* _Set problem_
Copy the data that follows, character for character, minus the pictures.
»»
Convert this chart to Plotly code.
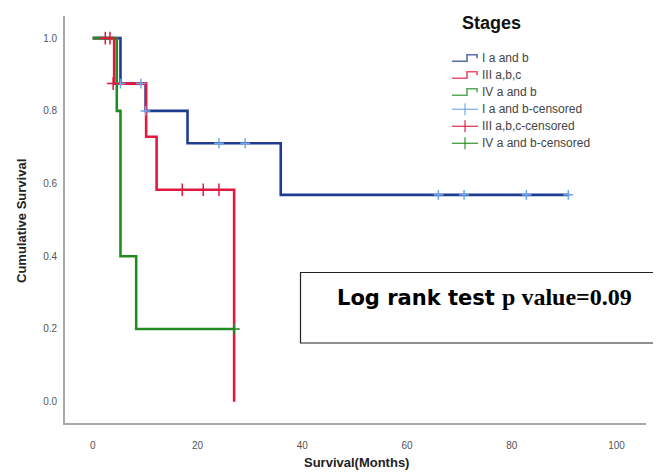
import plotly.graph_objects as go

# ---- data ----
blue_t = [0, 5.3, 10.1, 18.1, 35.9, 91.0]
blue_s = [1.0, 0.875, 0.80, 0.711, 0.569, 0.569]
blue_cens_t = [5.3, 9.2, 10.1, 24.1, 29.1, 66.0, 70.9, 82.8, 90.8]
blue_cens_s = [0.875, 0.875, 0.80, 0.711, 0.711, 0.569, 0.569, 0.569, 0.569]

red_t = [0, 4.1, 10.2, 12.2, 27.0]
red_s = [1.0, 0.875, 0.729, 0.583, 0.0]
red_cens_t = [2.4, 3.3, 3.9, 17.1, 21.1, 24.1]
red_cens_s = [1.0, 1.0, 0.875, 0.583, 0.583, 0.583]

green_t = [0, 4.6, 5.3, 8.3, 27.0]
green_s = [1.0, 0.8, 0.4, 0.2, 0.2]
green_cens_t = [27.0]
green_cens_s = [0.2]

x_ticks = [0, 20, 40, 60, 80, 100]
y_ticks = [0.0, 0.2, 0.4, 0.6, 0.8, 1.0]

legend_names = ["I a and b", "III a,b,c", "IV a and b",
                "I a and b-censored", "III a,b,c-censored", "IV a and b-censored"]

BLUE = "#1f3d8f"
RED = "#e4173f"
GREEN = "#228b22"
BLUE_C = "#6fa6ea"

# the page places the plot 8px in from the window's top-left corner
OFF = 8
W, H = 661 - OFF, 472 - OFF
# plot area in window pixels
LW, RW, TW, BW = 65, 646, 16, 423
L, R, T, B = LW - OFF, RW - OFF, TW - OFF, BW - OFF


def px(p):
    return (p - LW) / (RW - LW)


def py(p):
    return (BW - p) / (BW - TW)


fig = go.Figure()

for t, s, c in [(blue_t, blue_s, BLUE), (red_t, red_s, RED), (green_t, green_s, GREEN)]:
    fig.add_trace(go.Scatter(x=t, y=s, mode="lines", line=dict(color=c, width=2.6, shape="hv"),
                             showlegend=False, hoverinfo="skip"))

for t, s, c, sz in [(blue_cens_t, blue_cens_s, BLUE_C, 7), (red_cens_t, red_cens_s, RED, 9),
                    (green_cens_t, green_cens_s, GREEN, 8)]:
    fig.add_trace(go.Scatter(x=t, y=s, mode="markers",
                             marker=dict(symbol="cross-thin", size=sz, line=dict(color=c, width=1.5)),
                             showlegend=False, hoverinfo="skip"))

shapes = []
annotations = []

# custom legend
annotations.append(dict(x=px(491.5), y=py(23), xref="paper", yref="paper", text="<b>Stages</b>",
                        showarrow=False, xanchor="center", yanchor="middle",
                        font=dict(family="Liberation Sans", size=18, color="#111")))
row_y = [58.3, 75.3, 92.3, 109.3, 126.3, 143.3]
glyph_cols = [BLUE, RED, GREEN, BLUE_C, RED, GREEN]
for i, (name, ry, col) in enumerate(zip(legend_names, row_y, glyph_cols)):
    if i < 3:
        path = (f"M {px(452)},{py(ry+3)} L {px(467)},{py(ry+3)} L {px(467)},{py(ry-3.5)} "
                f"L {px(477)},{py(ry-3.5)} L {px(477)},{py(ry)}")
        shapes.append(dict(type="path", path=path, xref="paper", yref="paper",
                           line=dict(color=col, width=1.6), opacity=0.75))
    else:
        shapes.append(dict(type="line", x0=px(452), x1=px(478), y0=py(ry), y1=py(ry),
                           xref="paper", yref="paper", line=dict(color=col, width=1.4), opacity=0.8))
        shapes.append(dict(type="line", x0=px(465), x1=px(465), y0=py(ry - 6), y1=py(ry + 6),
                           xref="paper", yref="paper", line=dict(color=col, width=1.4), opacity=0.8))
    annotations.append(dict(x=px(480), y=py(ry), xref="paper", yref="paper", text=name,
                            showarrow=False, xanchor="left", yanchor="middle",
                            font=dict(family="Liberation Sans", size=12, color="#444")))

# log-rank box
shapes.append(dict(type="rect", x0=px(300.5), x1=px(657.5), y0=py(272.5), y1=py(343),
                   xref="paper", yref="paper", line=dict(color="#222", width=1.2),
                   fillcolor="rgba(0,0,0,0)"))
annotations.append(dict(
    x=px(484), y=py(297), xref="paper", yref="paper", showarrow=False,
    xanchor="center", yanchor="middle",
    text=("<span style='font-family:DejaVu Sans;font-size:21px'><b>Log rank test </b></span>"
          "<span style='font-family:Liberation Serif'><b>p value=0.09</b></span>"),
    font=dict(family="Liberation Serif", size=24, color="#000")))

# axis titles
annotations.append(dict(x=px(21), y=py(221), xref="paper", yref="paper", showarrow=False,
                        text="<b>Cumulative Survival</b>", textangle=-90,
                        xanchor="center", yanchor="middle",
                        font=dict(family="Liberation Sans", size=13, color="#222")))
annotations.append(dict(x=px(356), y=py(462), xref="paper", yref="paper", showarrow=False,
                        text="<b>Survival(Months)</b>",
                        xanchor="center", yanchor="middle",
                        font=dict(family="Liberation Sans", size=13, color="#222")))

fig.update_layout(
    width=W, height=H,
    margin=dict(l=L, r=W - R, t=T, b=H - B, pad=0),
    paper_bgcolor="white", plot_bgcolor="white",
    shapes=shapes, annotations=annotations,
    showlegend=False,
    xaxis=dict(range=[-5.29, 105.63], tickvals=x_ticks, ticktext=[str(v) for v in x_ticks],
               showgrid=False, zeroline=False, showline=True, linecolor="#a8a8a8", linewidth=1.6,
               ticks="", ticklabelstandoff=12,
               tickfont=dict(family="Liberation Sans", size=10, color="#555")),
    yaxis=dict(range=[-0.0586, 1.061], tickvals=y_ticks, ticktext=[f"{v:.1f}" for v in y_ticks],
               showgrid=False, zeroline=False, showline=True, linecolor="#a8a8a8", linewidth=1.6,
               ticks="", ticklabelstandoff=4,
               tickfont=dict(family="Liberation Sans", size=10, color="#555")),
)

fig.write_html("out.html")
««
* _Answer to the problem_
Convert this chart to Plotly code.
import plotly.graph_objects as go

# ---- data ----
blue_t = [0, 5.3, 10.1, 18.1, 35.9, 91.0]
blue_s = [1.0, 0.875, 0.80, 0.711, 0.569, 0.569]
blue_cens_t = [5.3, 9.2, 10.1, 24.1, 29.1, 66.0, 70.9, 82.8, 90.8]
blue_cens_s = [0.875, 0.875, 0.80, 0.711, 0.711, 0.569, 0.569, 0.569, 0.569]

red_t = [0, 4.1, 10.2, 12.2, 27.0]
red_s = [1.0, 0.875, 0.729, 0.583, 0.0]
red_cens_t = [2.4, 3.3, 3.9, 17.1, 21.1, 24.1]
red_cens_s = [1.0, 1.0, 0.875, 0.583, 0.583, 0.583]

green_t = [0, 4.6, 5.3, 8.3, 27.0]
green_s = [1.0, 0.8, 0.4, 0.2, 0.2]
green_cens_t = [27.0]
green_cens_s = [0.2]

x_ticks = [0, 20, 40, 60, 80, 100]
y_ticks = [0.0, 0.2, 0.4, 0.6, 0.8, 1.0]

legend_names = ["I a and b", "III a,b,c", "IV a and b",
                "I a and b-censored", "III a,b,c-censored", "IV a and b-censored"]

BLUE = "#1f3d8f"
RED = "#e4173f"
GREEN = "#228b22"
BLUE_C = "#6fa6ea"

# the page places the plot 8px in from the window's top-left corner
OFF = 8
W, H = 661 - OFF, 472 - OFF
# plot area in window pixels
LW, RW, TW, BW = 65, 646, 16, 423
L, R, T, B = LW - OFF, RW - OFF, TW - OFF, BW - OFF


def px(p):
    return (p - LW) / (RW - LW)


def py(p):
    return (BW - p) / (BW - TW)


fig = go.Figure()

for t, s, c in [(blue_t, blue_s, BLUE), (red_t, red_s, RED), (green_t, green_s, GREEN)]:
    fig.add_trace(go.Scatter(x=t, y=s, mode="lines", line=dict(color=c, width=2.6, shape="hv"),
                             showlegend=False, hoverinfo="skip"))

for t, s, c, sz in [(blue_cens_t, blue_cens_s, BLUE_C, 7), (red_cens_t, red_cens_s, RED, 9),
                    (green_cens_t, green_cens_s, GREEN, 8)]:
    fig.add_trace(go.Scatter(x=t, y=s, mode="markers",
                             marker=dict(symbol="cross-thin", size=sz, line=dict(color=c, width=1.5)),
                             showlegend=False, hoverinfo="skip"))

shapes = []
annotations = []

# custom legend
annotations.append(dict(x=px(491.5), y=py(23), xref="paper", yref="paper", text="<b>Stages</b>",
                        showarrow=False, xanchor="center", yanchor="middle",
                        font=dict(family="Liberation Sans", size=18, color="#111")))
row_y = [58.3, 75.3, 92.3, 109.3, 126.3, 143.3]
glyph_cols = [BLUE, RED, GREEN, BLUE_C, RED, GREEN]
for i, (name, ry, col) in enumerate(zip(legend_names, row_y, glyph_cols)):
    if i < 3:
        path = (f"M {px(452)},{py(ry+3)} L {px(467)},{py(ry+3)} L {px(467)},{py(ry-3.5)} "
                f"L {px(477)},{py(ry-3.5)} L {px(477)},{py(ry)}")
        shapes.append(dict(type="path", path=path, xref="paper", yref="paper",
                           line=dict(color=col, width=1.6), opacity=0.75))
    else:
        shapes.append(dict(type="line", x0=px(452), x1=px(478), y0=py(ry), y1=py(ry),
                           xref="paper", yref="paper", line=dict(color=col, width=1.4), opacity=0.8))
        shapes.append(dict(type="line", x0=px(465), x1=px(465), y0=py(ry - 6), y1=py(ry + 6),
                           xref="paper", yref="paper", line=dict(color=col, width=1.4), opacity=0.8))
    annotations.append(dict(x=px(480), y=py(ry), xref="paper", yref="paper", text=name,
                            showarrow=False, xanchor="left", yanchor="middle",
                            font=dict(family="Liberation Sans", size=12, color="#444")))

# log-rank box
shapes.append(dict(type="rect", x0=px(300.5), x1=px(657.5), y0=py(272.5), y1=py(343),
                   xref="paper", yref="paper", line=dict(color="#222", width=1.2),
                   fillcolor="rgba(0,0,0,0)"))
annotations.append(dict(
    x=px(484), y=py(297), xref="paper", yref="paper", showarrow=False,
    xanchor="center", yanchor="middle",
    text=("<span style='font-family:DejaVu Sans;font-size:21px'><b>Log rank test </b></span>"
          "<span style='font-family:Liberation Serif'><b>p value=0.09</b></span>"),
    font=dict(family="Liberation Serif", size=24, color="#000")))

# axis titles
annotations.append(dict(x=px(21), y=py(221), xref="paper", yref="paper", showarrow=False,
                        text="<b>Cumulative Survival</b>", textangle=-90,
                        xanchor="center", yanchor="middle",
                        font=dict(family="Liberation Sans", size=13, color="#222")))
annotations.append(dict(x=px(356), y=py(462), xref="paper", yref="paper", showarrow=False,
                        text="<b>Survival(Months)</b>",
                        xanchor="center", yanchor="middle",
                        font=dict(family="Liberation Sans", size=13, color="#222")))

fig.update_layout(
    width=W, height=H,
    margin=dict(l=L, r=W - R, t=T, b=H - B, pad=0),
    paper_bgcolor="white", plot_bgcolor="white",
    shapes=shapes, annotations=annotations,
    showlegend=False,
    xaxis=dict(range=[-5.29, 105.63], tickvals=x_ticks, ticktext=[str(v) for v in x_ticks],
               showgrid=False, zeroline=False, showline=True, linecolor="#a8a8a8", linewidth=1.6,
               ticks="", ticklabelstandoff=12,
               tickfont=dict(family="Liberation Sans", size=10, color="#555")),
    yaxis=dict(range=[-0.0586, 1.061], tickvals=y_ticks, ticktext=[f"{v:.1f}" for v in y_ticks],
               showgrid=False, zeroline=False, showline=True, linecolor="#a8a8a8", linewidth=1.6,
               ticks="", ticklabelstandoff=4,
               tickfont=dict(family="Liberation Sans", size=10, color="#555")),
)

fig.write_html("out.html")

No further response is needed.